Kim took the podium, first acknowledging the significance of Breed's second female appointee, asserting that women need to be appointed not just in top positions but at every level. (Last week Breed named longtime Lower Haight activist Vallie Brown as the new District 5 supervisor.)
Kim also touted Lee's accomplishments in helping draft and lead efforts to pass the minimum wage ordinance in the city, which raised the minimum wage to $15 an hour for all part-time, full-time, and temporary employees. It became effective July 1.
She was also instrumental in getting the supervisors to unanimously pass the Fair Chance Ordinance, which prohibits certain employers from asking about arrest or conviction records on job applications.
"She answers to no one but the community," Kim said. "Ivy, I have learned, will do whatever she wants even if I disagree, but I always 100 percent trusted it was because she believes it's what is best for our community and city and she is often, if not always, right."
Lee began to cry when she told the story of her grandmother who taught her the importance of education. Lee said education is what allowed her to be where she is today.
"Education and teachers, both in and out of school, have made all the difference in my world," Lee said.
She concluded her speech by thanking her three children, two of whom were in the audience, and her husband, San Francisco Superior Court Judge Victor Hwang.

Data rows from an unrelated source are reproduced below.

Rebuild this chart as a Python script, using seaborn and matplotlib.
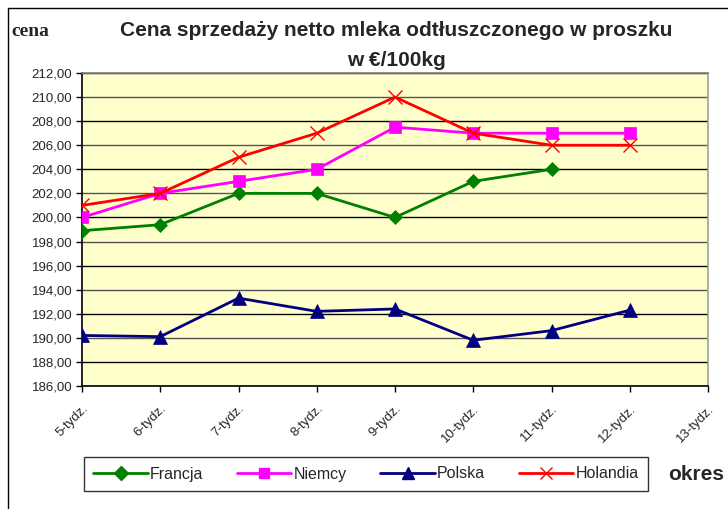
import numpy as np
import pandas as pd
import matplotlib
matplotlib.use("Agg")
import matplotlib.pyplot as plt
import seaborn as sns
from matplotlib.lines import Line2D

# =====================================
# Data
# =====================================

weeks = ["5-tydz.", "6-tydz.", "7-tydz.", "8-tydz.", "9-tydz.",
         "10-tydz.", "11-tydz.", "12-tydz.", "13-tydz."]

francja = [198.9, 199.4, 202.0, 202.0, 200.0, 203.0, 204.0, np.nan]
niemcy = [200.0, 202.0, 203.0, 204.0, 207.5, 207.0, 207.0, 207.0]
polska = [190.2, 190.1, 193.3, 192.2, 192.4, 189.8, 190.6, 192.3]
holandia = [201.0, 202.0, 205.0, 207.0, 210.0, 207.0, 206.0, 206.0]

series_names = ["Francja", "Niemcy", "Polska", "Holandia"]
series_values = [francja, niemcy, polska, holandia]

y_ticks = np.arange(186, 213, 2)

# =====================================
# Styling
# =====================================

sns.set_style("white")
plt.rcParams["font.family"] = ["Liberation Sans", "DejaVu Sans"]

colors = {"Francja": "#008000", "Niemcy": "#FF00FF",
          "Polska": "#000080", "Holandia": "#FF0000"}
markers = {"Francja": "D", "Niemcy": "s", "Polska": "^", "Holandia": "x"}
msizes = {"Francja": 7.5, "Niemcy": 8.5, "Polska": 9.5, "Holandia": 10}

fig = plt.figure(figsize=(7.28, 5.09), dpi=100)
ax = fig.add_axes([82 / 728, 1 - 386 / 509, 626 / 728, 313 / 509])
ax.set_facecolor("#FFFFCC")

pos = np.arange(len(weeks) - 1)
handles = []
for name, vals in zip(series_names, series_values):
    sns.lineplot(x=pos, y=vals, ax=ax, color=colors[name], linewidth=2.0,
                 marker=markers[name], markersize=msizes[name],
                 markeredgecolor=colors[name],
                 markeredgewidth=1.0 if name == "Holandia" else 0.5,
                 legend=False, zorder=3)
    handles.append(Line2D([], [], color=colors[name], linewidth=2.0,
                          marker=markers[name], markersize=msizes[name] * 0.9,
                          markeredgecolor=colors[name], label=name))

# axes
ax.set_xlim(0, len(weeks) - 1)
ax.set_ylim(186, 212)
ax.set_yticks(y_ticks)
ax.set_yticklabels([f"{v:.2f}".replace(".", ",") for v in y_ticks], fontsize=9.5)
ax.set_xticks(np.arange(len(weeks)))
ax.set_xticklabels(weeks, rotation=45, ha="right", rotation_mode="anchor", fontsize=9.5)
ax.tick_params(axis="both", direction="out", length=4, width=1, color="black",
               left=True, bottom=True, pad=3)
ax.tick_params(axis="x", pad=8)

for i, v in enumerate(y_ticks):
    ax.axhline(v, color="#555555" if i % 2 == 0 else "black", linewidth=1.0, zorder=1)

ax.spines["left"].set_color("black")
ax.spines["bottom"].set_color("black")
ax.spines["top"].set_color("#808080")
ax.spines["right"].set_color("#A0A0A0")
for s in ax.spines.values():
    s.set_linewidth(1.2)

# titles
fig.text(396 / 728, 1 - 30 / 509, "Cena sprzedaży netto mleka odtłuszczonego w proszku",
         ha="center", va="center", fontsize=15, fontweight="bold")
fig.text(396 / 728, 1 - 60 / 509, "w €/100kg",
         ha="center", va="center", fontsize=15, fontweight="bold")
fig.text(11 / 728, 1 - 32 / 509, "cena", ha="left", va="center", fontsize=14,
         fontweight="bold", family=["Liberation Serif", "DejaVu Serif"])
fig.text(668 / 728, 1 - 474 / 509, "okres", ha="left", va="center", fontsize=15,
         fontweight="bold")

# legend
leg = fig.legend(handles=handles, loc="center", ncol=4,
                 bbox_to_anchor=(366 / 728, 1 - 474 / 509), frameon=True,
                 fancybox=False, edgecolor="black", fontsize=11.5,
                 handlelength=3.4, columnspacing=2.1, handletextpad=0.15,
                 borderpad=0.6)
leg.get_frame().set_linewidth(1.0)

# chart area border
fig.add_artist(Line2D([8 / 728, 8 / 728], [0, 1 - 8 / 509], color="black",
                      linewidth=1.0, transform=fig.transFigure))
fig.add_artist(Line2D([8 / 728, 1], [1 - 8 / 509, 1 - 8 / 509], color="black",
                      linewidth=1.0, transform=fig.transFigure))

fig.savefig("out.png", dpi=100)
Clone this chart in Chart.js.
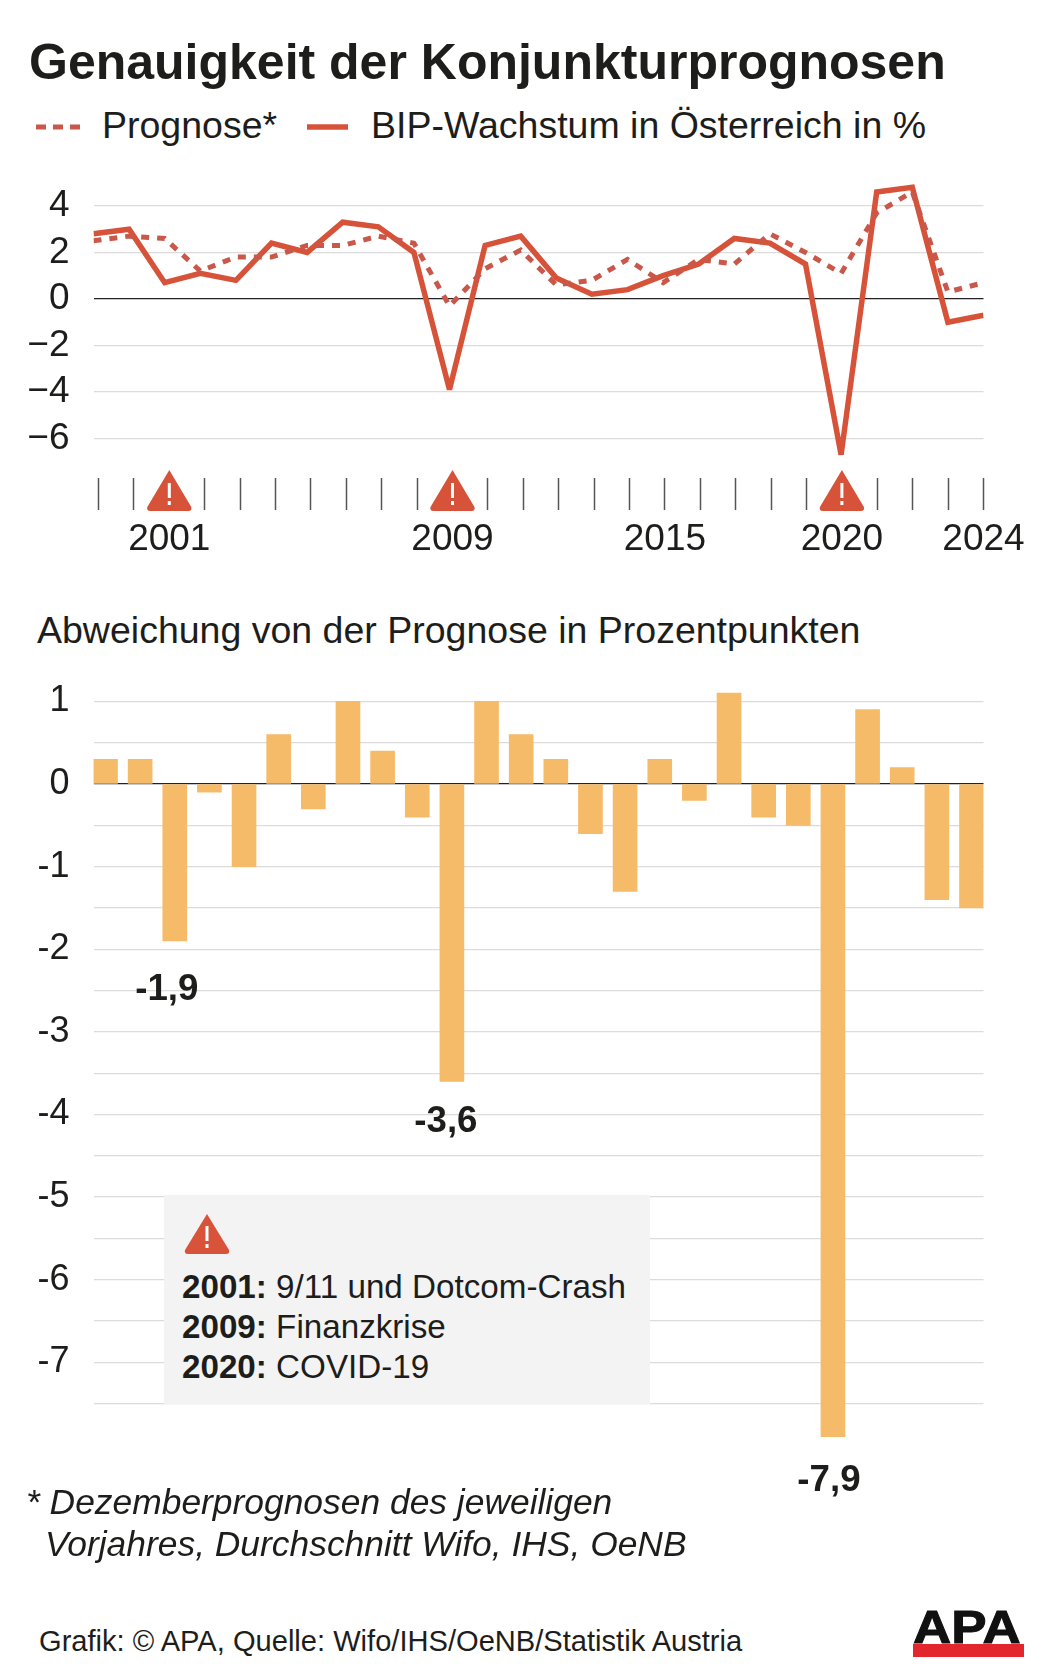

Mandelman, a gay man, was there to support Lee's appointment, a decision he called "great." The newly elected District 8 supervisor said Lee is the right choice because she is familiar with the college, has strong support from the community, and is the reasonable, rational person the board needs.
"City College has had some really rough times, and things have improved but it's not out of the woods yet," he told the Bay Area Reporter. "The college needs steady, responsible leadership, and she is that and she is passionate about the students City College serves."
Tom Temprano, a gay man and current City College trustee, said he was glad to see the board gain Asian Pacific Islander representation, something it has been lacking.
"The board has had no API representation for the past several years at a college where over one-third of its students are API," he said.
Temprano said with the help of Lee, the board will focus on ensuring the Free City College program is rolled out effectively and that the college's programs and class schedules reflect the needs and wants of the students.
One student in the audience, Man Yu, 16, was touched by Lee's speech, particularly the part about her grandmother riding the bus for three hours a day to attend an English as a second language course.
Though Yu was not familiar with Lee, he said, "I think she'll do a really good job."
Lee will not have to seek election until November 2019.